* _WORK INSTRUCTIONS_
The records below must be written out exactly, with every picture left behind.

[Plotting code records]
────────────────────

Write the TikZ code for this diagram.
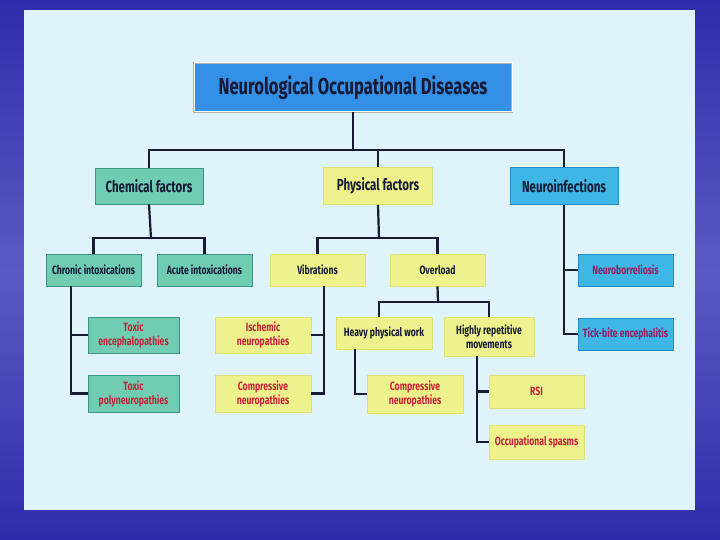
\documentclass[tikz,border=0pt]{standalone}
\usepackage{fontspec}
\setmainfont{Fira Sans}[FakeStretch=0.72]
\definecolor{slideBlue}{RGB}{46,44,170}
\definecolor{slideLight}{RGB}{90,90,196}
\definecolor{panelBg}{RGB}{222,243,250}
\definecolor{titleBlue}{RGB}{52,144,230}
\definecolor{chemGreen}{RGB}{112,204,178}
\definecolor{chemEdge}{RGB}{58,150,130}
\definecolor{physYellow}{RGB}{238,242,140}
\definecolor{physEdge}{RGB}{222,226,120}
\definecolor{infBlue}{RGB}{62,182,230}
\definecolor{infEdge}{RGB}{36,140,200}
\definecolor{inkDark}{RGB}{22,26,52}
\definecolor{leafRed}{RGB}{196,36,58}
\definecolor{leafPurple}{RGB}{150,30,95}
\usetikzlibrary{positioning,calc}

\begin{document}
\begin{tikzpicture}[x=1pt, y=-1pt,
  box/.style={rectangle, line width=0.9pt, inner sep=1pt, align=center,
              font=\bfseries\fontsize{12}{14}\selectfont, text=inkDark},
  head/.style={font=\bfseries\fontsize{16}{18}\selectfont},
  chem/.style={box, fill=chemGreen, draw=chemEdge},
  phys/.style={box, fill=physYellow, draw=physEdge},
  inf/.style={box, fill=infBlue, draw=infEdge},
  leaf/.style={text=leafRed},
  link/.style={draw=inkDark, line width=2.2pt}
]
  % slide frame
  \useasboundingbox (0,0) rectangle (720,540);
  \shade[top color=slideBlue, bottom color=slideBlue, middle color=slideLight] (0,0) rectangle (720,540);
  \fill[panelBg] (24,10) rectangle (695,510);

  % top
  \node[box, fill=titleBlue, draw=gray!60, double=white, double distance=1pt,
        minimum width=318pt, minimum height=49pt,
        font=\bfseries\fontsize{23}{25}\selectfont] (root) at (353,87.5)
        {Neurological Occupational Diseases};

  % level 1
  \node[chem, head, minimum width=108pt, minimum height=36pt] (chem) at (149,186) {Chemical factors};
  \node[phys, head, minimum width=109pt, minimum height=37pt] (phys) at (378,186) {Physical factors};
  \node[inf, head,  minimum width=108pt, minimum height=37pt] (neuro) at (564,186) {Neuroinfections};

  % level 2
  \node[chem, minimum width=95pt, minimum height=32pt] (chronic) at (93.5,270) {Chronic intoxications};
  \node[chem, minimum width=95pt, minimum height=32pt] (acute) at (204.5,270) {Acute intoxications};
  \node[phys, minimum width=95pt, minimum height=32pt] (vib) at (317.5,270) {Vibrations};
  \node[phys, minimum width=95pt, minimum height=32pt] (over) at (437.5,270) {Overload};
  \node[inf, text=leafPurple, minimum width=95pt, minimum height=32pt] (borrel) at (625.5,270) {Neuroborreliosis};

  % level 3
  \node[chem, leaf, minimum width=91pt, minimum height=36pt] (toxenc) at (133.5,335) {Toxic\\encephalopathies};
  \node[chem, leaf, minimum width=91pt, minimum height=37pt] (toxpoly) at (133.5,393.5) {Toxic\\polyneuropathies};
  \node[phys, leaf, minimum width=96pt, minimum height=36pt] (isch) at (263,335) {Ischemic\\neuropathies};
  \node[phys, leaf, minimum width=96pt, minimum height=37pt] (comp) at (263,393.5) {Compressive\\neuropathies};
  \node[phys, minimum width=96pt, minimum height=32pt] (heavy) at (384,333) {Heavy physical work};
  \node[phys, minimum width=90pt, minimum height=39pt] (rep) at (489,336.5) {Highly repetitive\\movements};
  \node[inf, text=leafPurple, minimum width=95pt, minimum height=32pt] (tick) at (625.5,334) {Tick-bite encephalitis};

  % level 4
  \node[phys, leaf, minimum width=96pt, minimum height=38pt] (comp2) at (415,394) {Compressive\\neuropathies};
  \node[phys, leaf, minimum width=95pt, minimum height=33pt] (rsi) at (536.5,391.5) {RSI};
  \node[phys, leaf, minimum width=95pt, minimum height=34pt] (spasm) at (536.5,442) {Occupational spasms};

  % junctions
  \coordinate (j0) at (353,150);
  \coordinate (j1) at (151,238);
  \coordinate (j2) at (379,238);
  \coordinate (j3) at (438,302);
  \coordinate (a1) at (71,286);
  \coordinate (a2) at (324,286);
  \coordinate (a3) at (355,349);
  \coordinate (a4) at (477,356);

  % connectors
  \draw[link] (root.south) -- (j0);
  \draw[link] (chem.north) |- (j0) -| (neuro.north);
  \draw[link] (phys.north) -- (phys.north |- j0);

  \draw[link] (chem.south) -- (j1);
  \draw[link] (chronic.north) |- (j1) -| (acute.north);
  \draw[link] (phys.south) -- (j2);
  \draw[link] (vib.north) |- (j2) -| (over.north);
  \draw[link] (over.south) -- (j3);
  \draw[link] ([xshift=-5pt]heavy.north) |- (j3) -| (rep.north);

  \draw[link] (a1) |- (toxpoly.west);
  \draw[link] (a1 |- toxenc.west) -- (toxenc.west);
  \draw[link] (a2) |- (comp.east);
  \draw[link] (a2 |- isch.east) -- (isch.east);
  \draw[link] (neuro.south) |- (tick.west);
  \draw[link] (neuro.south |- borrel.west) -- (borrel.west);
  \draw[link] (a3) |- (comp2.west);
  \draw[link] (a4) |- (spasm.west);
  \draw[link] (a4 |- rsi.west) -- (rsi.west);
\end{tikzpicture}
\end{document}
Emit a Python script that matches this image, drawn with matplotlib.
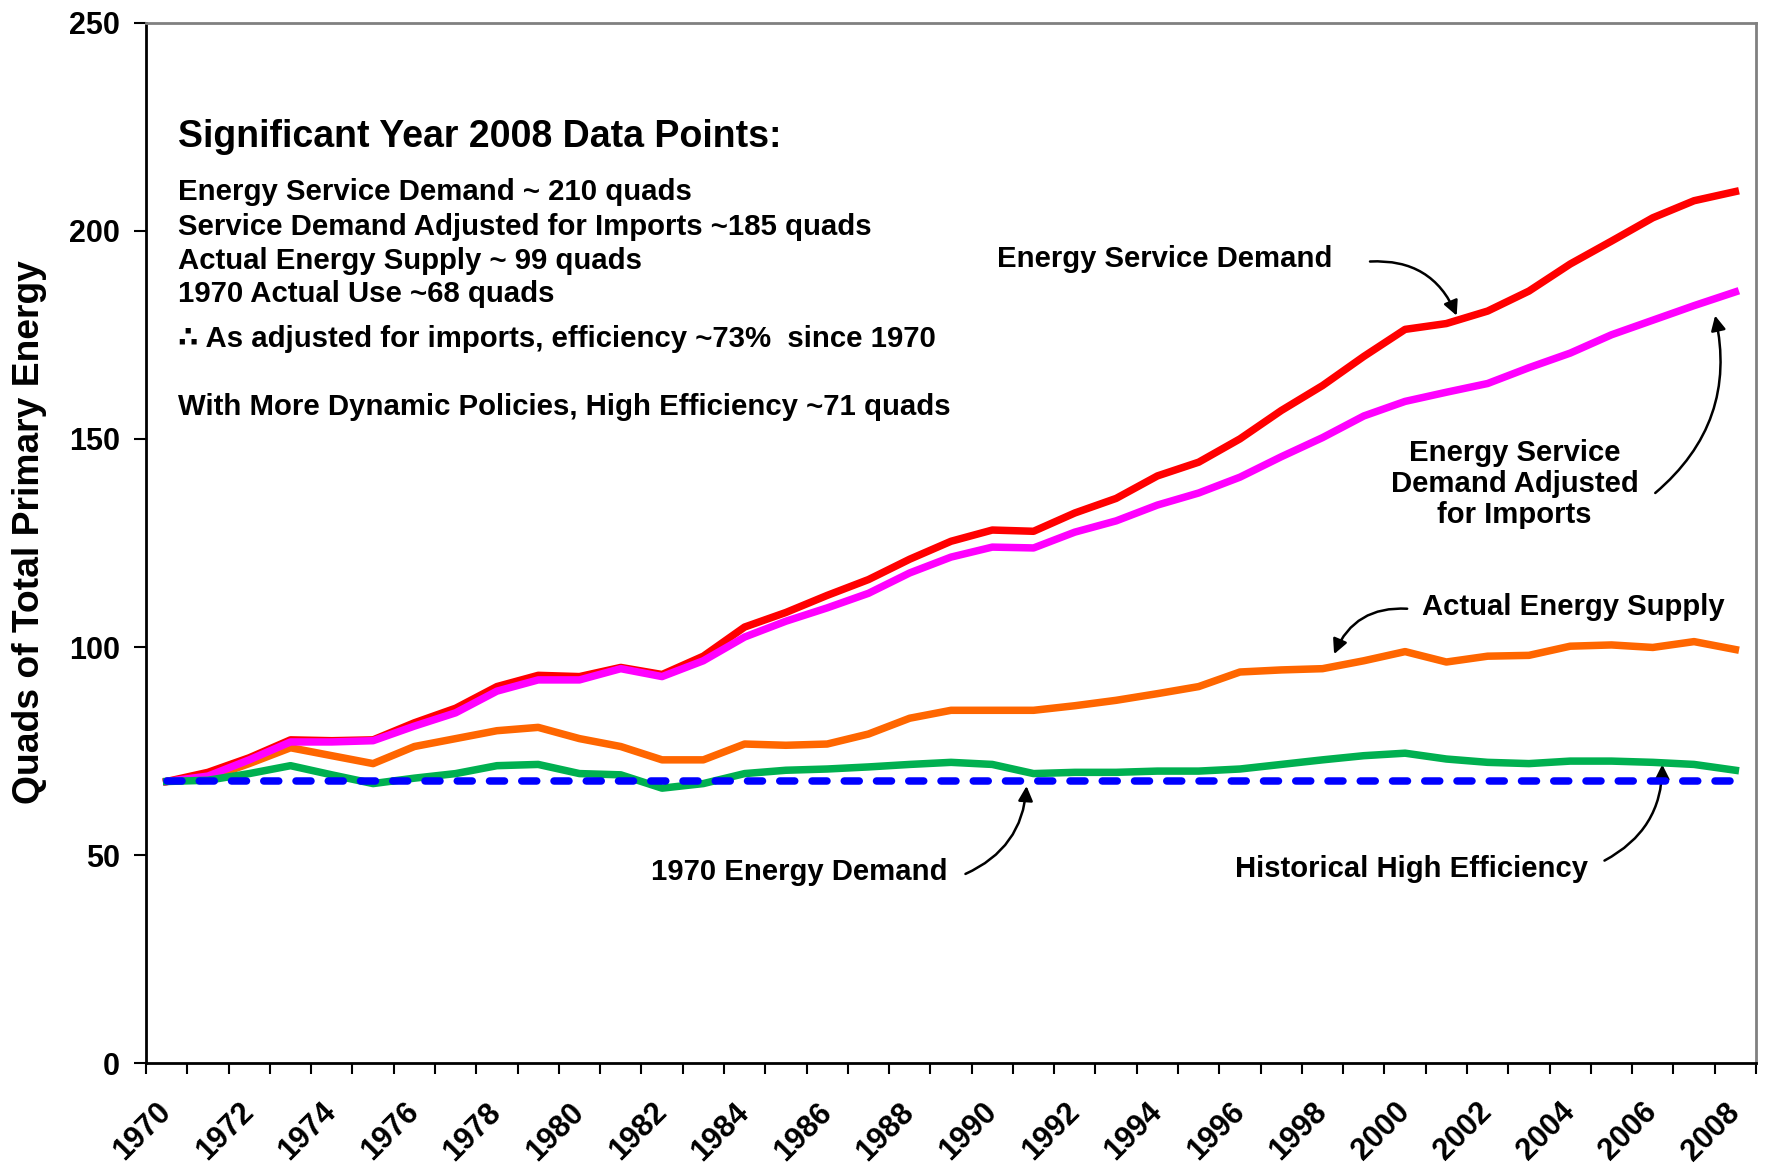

────────────────────

* _TASK SOLUTION_
Write the TikZ code for this diagram.
\documentclass[tikz,border=0pt]{standalone}
\usepackage{fontspec}
\setmainfont{Fira Sans}[FakeStretch=0.72]
\definecolor{slideBlue}{RGB}{46,44,170}
\definecolor{slideLight}{RGB}{90,90,196}
\definecolor{panelBg}{RGB}{222,243,250}
\definecolor{titleBlue}{RGB}{52,144,230}
\definecolor{chemGreen}{RGB}{112,204,178}
\definecolor{chemEdge}{RGB}{58,150,130}
\definecolor{physYellow}{RGB}{238,242,140}
\definecolor{physEdge}{RGB}{222,226,120}
\definecolor{infBlue}{RGB}{62,182,230}
\definecolor{infEdge}{RGB}{36,140,200}
\definecolor{inkDark}{RGB}{22,26,52}
\definecolor{leafRed}{RGB}{196,36,58}
\definecolor{leafPurple}{RGB}{150,30,95}
\usetikzlibrary{positioning,calc}

\begin{document}
\begin{tikzpicture}[x=1pt, y=-1pt,
  box/.style={rectangle, line width=0.9pt, inner sep=1pt, align=center,
              font=\bfseries\fontsize{12}{14}\selectfont, text=inkDark},
  head/.style={font=\bfseries\fontsize{16}{18}\selectfont},
  chem/.style={box, fill=chemGreen, draw=chemEdge},
  phys/.style={box, fill=physYellow, draw=physEdge},
  inf/.style={box, fill=infBlue, draw=infEdge},
  leaf/.style={text=leafRed},
  link/.style={draw=inkDark, line width=2.2pt}
]
  % slide frame
  \useasboundingbox (0,0) rectangle (720,540);
  \shade[top color=slideBlue, bottom color=slideBlue, middle color=slideLight] (0,0) rectangle (720,540);
  \fill[panelBg] (24,10) rectangle (695,510);

  % top
  \node[box, fill=titleBlue, draw=gray!60, double=white, double distance=1pt,
        minimum width=318pt, minimum height=49pt,
        font=\bfseries\fontsize{23}{25}\selectfont] (root) at (353,87.5)
        {Neurological Occupational Diseases};

  % level 1
  \node[chem, head, minimum width=108pt, minimum height=36pt] (chem) at (149,186) {Chemical factors};
  \node[phys, head, minimum width=109pt, minimum height=37pt] (phys) at (378,186) {Physical factors};
  \node[inf, head,  minimum width=108pt, minimum height=37pt] (neuro) at (564,186) {Neuroinfections};

  % level 2
  \node[chem, minimum width=95pt, minimum height=32pt] (chronic) at (93.5,270) {Chronic intoxications};
  \node[chem, minimum width=95pt, minimum height=32pt] (acute) at (204.5,270) {Acute intoxications};
  \node[phys, minimum width=95pt, minimum height=32pt] (vib) at (317.5,270) {Vibrations};
  \node[phys, minimum width=95pt, minimum height=32pt] (over) at (437.5,270) {Overload};
  \node[inf, text=leafPurple, minimum width=95pt, minimum height=32pt] (borrel) at (625.5,270) {Neuroborreliosis};

  % level 3
  \node[chem, leaf, minimum width=91pt, minimum height=36pt] (toxenc) at (133.5,335) {Toxic\\encephalopathies};
  \node[chem, leaf, minimum width=91pt, minimum height=37pt] (toxpoly) at (133.5,393.5) {Toxic\\polyneuropathies};
  \node[phys, leaf, minimum width=96pt, minimum height=36pt] (isch) at (263,335) {Ischemic\\neuropathies};
  \node[phys, leaf, minimum width=96pt, minimum height=37pt] (comp) at (263,393.5) {Compressive\\neuropathies};
  \node[phys, minimum width=96pt, minimum height=32pt] (heavy) at (384,333) {Heavy physical work};
  \node[phys, minimum width=90pt, minimum height=39pt] (rep) at (489,336.5) {Highly repetitive\\movements};
  \node[inf, text=leafPurple, minimum width=95pt, minimum height=32pt] (tick) at (625.5,334) {Tick-bite encephalitis};

  % level 4
  \node[phys, leaf, minimum width=96pt, minimum height=38pt] (comp2) at (415,394) {Compressive\\neuropathies};
  \node[phys, leaf, minimum width=95pt, minimum height=33pt] (rsi) at (536.5,391.5) {RSI};
  \node[phys, leaf, minimum width=95pt, minimum height=34pt] (spasm) at (536.5,442) {Occupational spasms};

  % junctions
  \coordinate (j0) at (353,150);
  \coordinate (j1) at (151,238);
  \coordinate (j2) at (379,238);
  \coordinate (j3) at (438,302);
  \coordinate (a1) at (71,286);
  \coordinate (a2) at (324,286);
  \coordinate (a3) at (355,349);
  \coordinate (a4) at (477,356);

  % connectors
  \draw[link] (root.south) -- (j0);
  \draw[link] (chem.north) |- (j0) -| (neuro.north);
  \draw[link] (phys.north) -- (phys.north |- j0);

  \draw[link] (chem.south) -- (j1);
  \draw[link] (chronic.north) |- (j1) -| (acute.north);
  \draw[link] (phys.south) -- (j2);
  \draw[link] (vib.north) |- (j2) -| (over.north);
  \draw[link] (over.south) -- (j3);
  \draw[link] ([xshift=-5pt]heavy.north) |- (j3) -| (rep.north);

  \draw[link] (a1) |- (toxpoly.west);
  \draw[link] (a1 |- toxenc.west) -- (toxenc.west);
  \draw[link] (a2) |- (comp.east);
  \draw[link] (a2 |- isch.east) -- (isch.east);
  \draw[link] (neuro.south) |- (tick.west);
  \draw[link] (neuro.south |- borrel.west) -- (borrel.west);
  \draw[link] (a3) |- (comp2.west);
  \draw[link] (a4) |- (spasm.west);
  \draw[link] (a4 |- rsi.west) -- (rsi.west);
\end{tikzpicture}
\end{document}
Emit a Python script that matches this image, drawn with matplotlib.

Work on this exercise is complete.